1. Over-reliance on Generic Details: Using a standard detail from a catalog without adapting it to the specific project conditions, materials, or climate. Correction: Treat standard details as templates. You must modify them for specific project parameters, such as adjusting flashing lengths for local rainfall intensity or specifying different insulation values for climate zone.

1. Spec-Drawing Conflicts: When the drawing calls for one material (e.g., a type of brick) and the specification calls for another. This creates legal ambiguity and construction delays. Correction: During QA, perform a side-by-side check of key specified items against the drawings. Use cross-referencing notes effectively (e.g., "As specified in Division 04").

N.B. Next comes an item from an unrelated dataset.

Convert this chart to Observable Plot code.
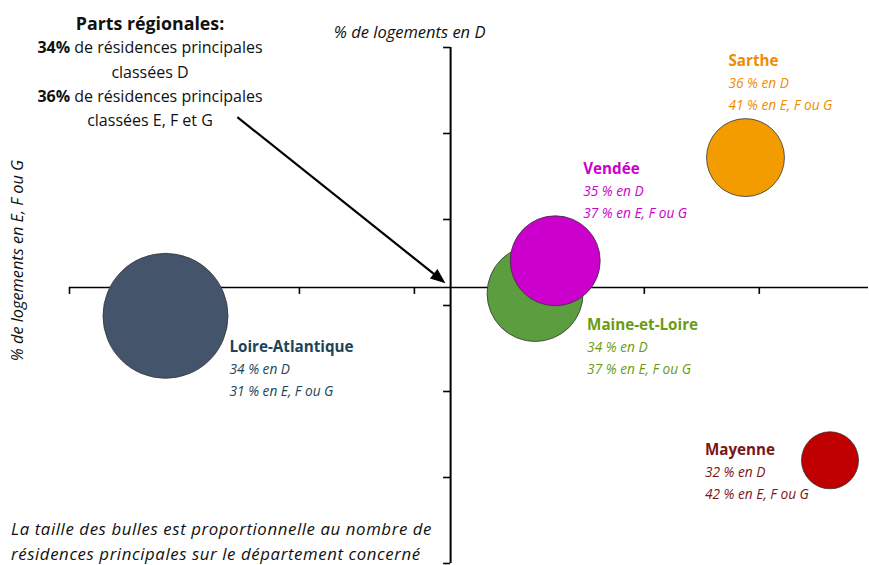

1. Assuming Code Minimum is Sufficient: Designing only to the literal code minimum can sometimes lead to poor performance or constructability issues. Correction: Apply professional judgment. The code is a minimum safety standard. You may need to exceed it for durability, performance, or to accommodate specific design intent, and you must document these decisions clearly.

Summary

• The PDD division tests your ability to execute a design through comprehensive, coordinated, and code-compliant construction documents—the architect's primary tools for communication and liability.
• Successful documentation hinges on systematic material selection and detail development that prioritizes constructability, performance, and longevity.
• Specifications (what) and drawings (where/how) are complementary, legally binding documents that must be perfectly coordinated and checked for conflicts.
• Code compliance is not an afterthought; it is a foundational constraint that must be actively documented and verified throughout the development process.
• Coordination across disciplines and a rigorous quality assurance review are non-negotiable final steps to prevent costly errors and omissions during construction.